In Gaussian elimination, invertibility of the coefficient matrix $A$ ensures the algorithm produces a unique solution. For example, when a matrix is invertible the pivots are non-zero, allowing one to row swap if necessary and solve the system, however in case of a singular matrix, some pivots can be zero which can not be fixed by mere row swaps. This imposes a problem where the elimination either breaks or gives an inconsistent result. One more problem a singular matrix produces when solving a Gaussian Elimination is that it can not solve the back substitution because to back substitute the diagonal entries of the $A$ matrix must be non-zero, i.e. $\det(A)\neq0$. However, in case of singular matrix the result is often infinitely many solutions.

== Applications ==
In mechanical and robotic systems, singular Jacobian matrices indicate kinematic singularities. For example, the Jacobian of a robotic manipulator (mapping joint velocities to end-effector velocity) loses rank when the robot reaches a configuration with constrained motion. At a singular configuration, the robot cannot move or apply forces in certain directions.

In graph theory and network physics, the Laplacian matrix of a graph is inherently singular (it has a zero eigenvalue) because each row sums to zero. This reflects the fact that the uniform vector is in its nullspace.

In machine learning and statistics, singular matrices frequently appear due to multicollinearity. For instance, a data matrix $X$ leads to a singular covariance or $X^TX$ matrix if features are linearly dependent. This occurs in linear regression when predictors are collinear, causing the normal equations matrix $X^TX$ to be singular. The remedy is often to drop or combine features, or use the pseudoinverse. Dimension-reduction techniques like Principal Component Analysis (PCA) exploit SVD: singular value decomposition yields low-rank approximations of data, effectively treating the data covariance as singular by discarding small singular values.

Certain transformations (e.g. projections from 3D to 2D) are modeled by singular matrices, since they collapse a dimension. Handling these requires care (one cannot invert a projection). In cryptography and coding theory, invertible matrices are used for mixing operations; singular ones would be avoided or detected as errors.

== History ==
The study of singular matrices is rooted in the early history of linear algebra. Determinants were first developed in Japan by Seki in 1683 and in Europe by Leibniz and Cramer in the 1690s as tools for solving systems of equations. Leibniz explicitly recognized that a system has a solution precisely when a certain determinant expression equals zero. In that sense, singularity (determinant zero) was understood as the critical condition for solvability. Over the 18th and 19th centuries, mathematicians (Laplace, Cauchy, etc.) established many properties of determinants and invertible matrices, formalizing the notion that
$\det(A) = 0$ characterizes non-invertibility.

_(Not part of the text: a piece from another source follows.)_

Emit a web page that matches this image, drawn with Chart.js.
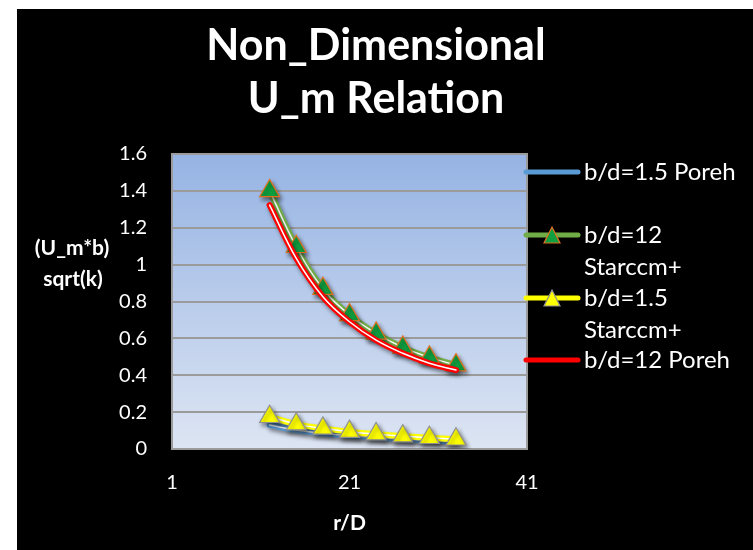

The term "singular matrix" itself emerged later, but the conceptual importance remained. In the 20th century, generalizations like the Moore–Penrose pseudoinverse were introduced to systematically handle singular or non-square cases. As recent scholarship notes, the idea of a pseudoinverse was proposed by E. H. Moore in 1920 and rediscovered by R. Penrose in 1955, reflecting its longstanding utility. The pseudoinverse and singular value decomposition became fundamental in both theory and applications (e.g. in quantum mechanics, signal processing, and more) for dealing with singularity. Today, singular matrices are a canonical subject in linear algebra: they delineate the boundary between invertible (well-behaved) cases and degenerate (ill-posed) cases. In abstract terms, singular matrices correspond to non-isomorphisms in linear mappings and are thus central to the theory of vector spaces and linear transformations.

== Example ==
Consider $$A = \begin{bmatrix} 1 & -3 \\ 2 & -6 \end{bmatrix}$$. As the second column is a multiple of the first, the determinant is zero, and so is singular. Alternatively, applying Gaussian elimination on $A\vec{x} = \vec{b}$,

$$\left[\begin{array}{rr|r}
1 & -3 & a \\
2 & -6 & b
\end{array}\right]
\to
\left[\begin{array}{rr|r}
1 & -3 & a \\
0 & 0 & b - 2a
\end{array}\right],$$

we see $\operatorname{rank}(A) < 2$, constraints $b - 2a = 0$, and multiple solutions $x - 3y = a$, unlike invertible matrices with unique solutions.